According to Debbie Mansir, East Hampton’s programs coordinator, the internships “will be quite a bit more intensive than something you do once or twice for an hour each week.” About 30 students are expected to participate in the test run.
“Our end goal is to have every senior, if possible, be involved in some form of internship,” Ms. Mansir said in an interview last week. “By that time, a lot of them have finished all their core requirements and have enough credits. This would allow them the opportunity to have that real-world experience in a field they think they might want to look at.”

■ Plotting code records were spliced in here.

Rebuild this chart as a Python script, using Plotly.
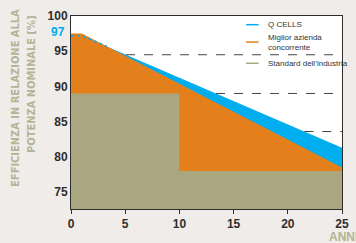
import numpy as np
import plotly.graph_objects as go

# ---- data ----
years_q = [0, 1, 25]
qcells = [97.2, 97.2, 81.3]
years_comp = [0, 1, 25]
competitor = [97.5, 97.5, 78.5]
years_std = [0, 10, 25]
standard = [89.0, 78.0, 78.0]
dash_levels = [94.5, 89.0, 83.6]
x_ticks = [0, 5, 10, 15, 20, 25]
y_ticks = [75, 80, 85, 90, 95, 100]
names = ["Q CELLS", "Miglior azienda<br>concorrente", "Standard dell\u2019industria"]

BLUE = "#00adee"
ORANGE = "#e4801c"
OLIVE = "#a9a680"
TITLE_C = "#b3b495"
BG = "#efece9"
DARK = "#2e2e2e"

fig = go.Figure()
fig.add_trace(go.Scatter(x=years_q, y=qcells, mode="lines", fill="tozeroy",
                         fillcolor=BLUE, line=dict(color=BLUE, width=0), hoverinfo="skip"))
fig.add_trace(go.Scatter(x=years_comp, y=competitor, mode="lines", fill="tozeroy",
                         fillcolor=ORANGE, line=dict(color=ORANGE, width=0), hoverinfo="skip"))
fig.add_trace(go.Scatter(x=years_std, y=standard, mode="lines", line_shape="hv", fill="tozeroy",
                         fillcolor=OLIVE, line=dict(color=OLIVE, width=0), hoverinfo="skip"))

# dotted Q CELLS line where it is hidden under the competitor area
grid = np.linspace(0, 25, 2501)
q_i = np.interp(grid, years_q, qcells)
c_i = np.interp(grid, years_comp, competitor)
hidden = grid[q_i <= c_i]
x_cross = float(hidden.max())
dot_x = [v for v in years_q if v < x_cross] + [x_cross]
dot_y = list(np.interp(dot_x, years_q, qcells))
fig.add_trace(go.Scatter(x=dot_x, y=dot_y, mode="lines",
                         line=dict(color=BLUE, width=1.6, dash="dot"), hoverinfo="skip"))

# dashed reference lines: from the Q CELLS line to the right edge
xq = np.array(years_q[1:], dtype=float)
yq = np.array(qcells[1:], dtype=float)
for lvl in dash_levels:
    x0 = float(np.interp(lvl, yq[::-1], xq[::-1]))
    fig.add_shape(type="line", x0=x0, x1=25, y0=lvl, y1=lvl, xref="x", yref="y",
                  line=dict(color="#444444", width=1, dash="dash"), layer="above")

# custom legend
leg_colors = [BLUE, ORANGE, OLIVE]
leg_y = [0.955, 0.865, 0.755]
for nm, c, yy in zip(names, leg_colors, leg_y):
    fig.add_shape(type="line", xref="paper", yref="paper", x0=0.646, x1=0.692,
                  y0=yy, y1=yy, line=dict(color=c, width=1.5))
    fig.add_annotation(xref="paper", yref="paper", x=0.718, y=yy, text=nm,
                       showarrow=False, xanchor="left", yanchor="middle", align="left",
                       font=dict(family="Liberation Sans Narrow, Liberation Sans, Arial", size=8, color="#333333"))

# 97 label
fig.add_annotation(xref="paper", yref="y", x=-0.014, y=97, yshift=5, text="<b>97</b>",
                   showarrow=False, xanchor="right", yanchor="middle",
                   font=dict(family="Liberation Sans, Arial", size=12, color=BLUE))

# y-axis title (two rotated lines)
fig.add_annotation(xref="paper", yref="paper", x=-0.205, y=0.578,
                   text="<b>EFFICIENZA IN RELAZIONE ALLA</b>", textangle=-90, showarrow=False,
                   xanchor="center", yanchor="middle",
                   font=dict(family="Liberation Sans Narrow, DejaVu Sans Condensed, Arial", size=11, color=TITLE_C))
fig.add_annotation(xref="paper", yref="paper", x=-0.144, y=0.648,
                   text="<b>POTENZA NOMINALE [%]</b>", textangle=-90, showarrow=False,
                   xanchor="center", yanchor="middle",
                   font=dict(family="Liberation Sans Narrow, DejaVu Sans Condensed, Arial", size=11, color=TITLE_C))

# x-axis title (cut at the right edge, as in the reference)
fig.add_annotation(xref="paper", yref="paper", x=0.945, y=-0.145, text="<b>ANNI</b>",
                   showarrow=False, xanchor="left", yanchor="middle",
                   font=dict(family="Liberation Sans Narrow, Liberation Sans, Arial", size=12, color=TITLE_C))

fig.update_layout(
    width=356, height=243,
    margin=dict(l=71, r=7, t=16, b=34),
    paper_bgcolor=BG, plot_bgcolor="white",
    showlegend=False,
)
fig.update_xaxes(range=[0, 25], tickvals=x_ticks, ticktext=[f"<b>{v}</b>" for v in x_ticks],
                 showgrid=False, zeroline=False, showline=True, mirror=True,
                 linecolor=DARK, linewidth=1, ticks="outside", ticklen=4, tickcolor=DARK,
                 tickfont=dict(family="Liberation Sans, Arial", size=12, color=DARK))
fig.update_yaxes(range=[72.6, 100], tickvals=y_ticks, ticktext=[f"<b>{v}</b>" for v in y_ticks],
                 showgrid=False, zeroline=False, showline=True, mirror=True,
                 linecolor=DARK, linewidth=1, ticks="",
                 tickfont=dict(family="Liberation Sans, Arial", size=12, color=DARK))

fig.write_html("out.html", config={"displayModeBar": False},
               post_script="document.body.style.margin='0';document.body.style.background='" + BG + "';")
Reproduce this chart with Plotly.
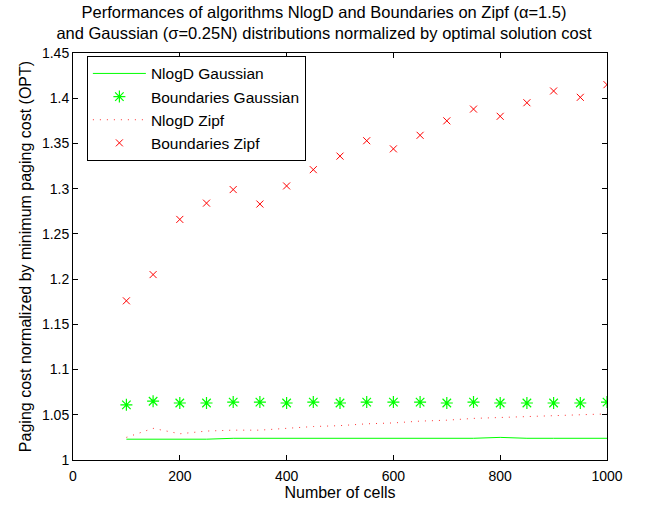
import plotly.graph_objects as go

cells = [100, 150, 200, 250, 300, 350, 400, 450, 500, 550, 600, 650, 700, 750, 800, 850, 900, 950, 1000]
nlogd_gauss = [1.023, 1.023, 1.023, 1.023, 1.024, 1.024, 1.024, 1.024, 1.024, 1.024, 1.024, 1.024, 1.024, 1.024, 1.025, 1.024, 1.024, 1.024, 1.024]
bound_gauss = [1.061, 1.065, 1.063, 1.063, 1.064, 1.064, 1.063, 1.064, 1.063, 1.064, 1.064, 1.064, 1.063, 1.064, 1.063, 1.063, 1.063, 1.063, 1.064]
nlogd_zipf = [1.025, 1.035, 1.029, 1.032, 1.033, 1.033, 1.035, 1.037, 1.038, 1.040, 1.041, 1.043, 1.044, 1.046, 1.047, 1.048, 1.049, 1.050, 1.051]
bound_zipf = [1.176, 1.205, 1.266, 1.284, 1.299, 1.283, 1.303, 1.321, 1.336, 1.353, 1.344, 1.359, 1.375, 1.388, 1.380, 1.395, 1.408, 1.401, 1.415]

xticks = [0, 200, 400, 600, 800, 1000]
yticks = [1, 1.05, 1.1, 1.15, 1.2, 1.25, 1.3, 1.35, 1.4, 1.45]
ytick_labels = ["1", "1.05", "1.1", "1.15", "1.2", "1.25", "1.3", "1.35", "1.4", "1.45"]

fig = go.Figure()
fig.add_trace(go.Scatter(x=cells, y=nlogd_gauss, mode="lines", name="NlogD Gaussian",
                         line=dict(color="#00ff00", width=1)))
fig.add_trace(go.Scatter(x=cells, y=bound_gauss, mode="markers", name="Boundaries Gaussian",
                         marker=dict(symbol="asterisk-open", size=10, color="#00ff00",
                                     line=dict(color="#00ff00", width=1.2))))
fig.add_trace(go.Scatter(x=cells, y=nlogd_zipf, mode="lines", name="NlogD Zipf",
                         line=dict(color="#ff3333", width=1, dash="1px,6px")))
fig.add_trace(go.Scatter(x=cells, y=bound_zipf, mode="markers", name="Boundaries Zipf",
                         marker=dict(symbol="x-thin-open", size=7, color="#ff0000",
                                     line=dict(color="#ff0000", width=1))))

axis_common = dict(showline=True, linecolor="black", linewidth=1, mirror="ticks",
                   ticks="inside", ticklen=5, tickcolor="black", showgrid=False,
                   zeroline=False, tickfont=dict(size=14, color="black"))

fig.update_layout(
    width=648, height=508,
    margin=dict(l=73, r=41, t=53, b=48),
    paper_bgcolor="white", plot_bgcolor="white",
    font=dict(family="Liberation Sans, Arial, sans-serif", size=15, color="black"),
    title=dict(text="Performances of algorithms NlogD and Boundaries on Zipf (α=1.5)<br>and Gaussian (σ=0.25N) distributions normalized by optimal solution cost",
               x=0.5, xanchor="center", y=0.965, yanchor="top",
               font=dict(size=16.5, color="black")),
    xaxis=dict(range=[0, 1000], tickvals=xticks, ticklabelstandoff=3,
               title=dict(text="Number of cells", standoff=1, font=dict(size=16)), **axis_common),
    yaxis=dict(range=[1, 1.45], tickvals=yticks, ticktext=ytick_labels,
               title=dict(text="Paging cost normalized by minimum paging cost (OPT)", standoff=6,
                          font=dict(size=16)), **axis_common),
    legend=dict(x=0.026, y=0.993, xanchor="left", yanchor="top", bgcolor="white",
                bordercolor="black", borderwidth=1, font=dict(size=15.5), itemwidth=53,
                tracegroupgap=0),
    showlegend=True,
)

fig.write_html("out.html")
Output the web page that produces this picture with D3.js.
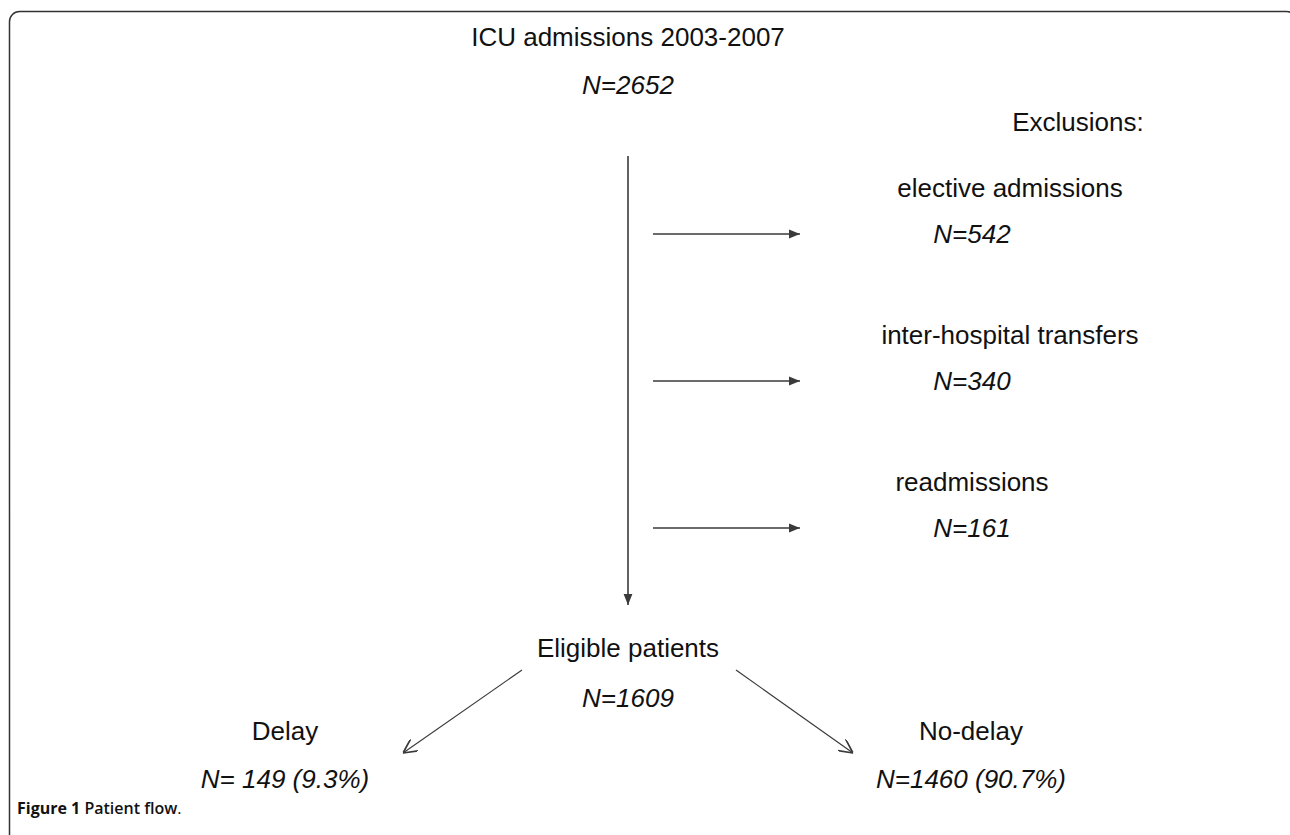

Ms. Mansir said the program would be structured within the scope of the school day so it wouldn’t interfere with sports, after-school clubs, students’ part-time jobs, or other commitments. At the end of the year, she said, she envisions students making presentations about their experiences. A meeting will be planned in September for interested students and internships would begin after the Columbus Day weekend.
Morgan Vaughan, the executive director of Local TV, which has already agreed to offer an internship, said they were incredibly valuable for students. In fact, she said, the public access TV provider’s previous executive director had been an intern.
“It’s important to be in a real, professional working environment, like an office, with people who are really doing the job so it isn’t just about having fun or doing whatever you like,” Ms. Vaughan said in an interview on Aug. 26. “This may sound strange, but I think it’s really, really good to figure out when you’re in high school what you don’t want to do. You might try it out and say, ‘I never want to have an office job,’ or ‘I never want to do videography.’ Those are good things to realize about yourself.”
LTV expects to offer its interns technical and production duties such as producing, recording, and editing video, designing graphics, and working with cameras. “They will leave with quite an impressive portfolio,” she said. “This is not a ‘you’ll be making coffee’ internship. You’ll be part of a team. That’s an important part of being in 12th grade — self-esteem and something to show in future work.”
Ms. Mansir said the internships would span law enforcement, education, hospitality, culinary arts, technical trades, health, business and finance, journalism, graphic design, engineering, environmental studies, and nonprofit fields, among others.
In addition to LTV, Ms. Mansir said the Meeting House restaurant in Amagansett, the Montauk Chamber of Commerce, several departments of East Hampton town government, Meals on Wheels, and a number of doctors’ offices have signed up.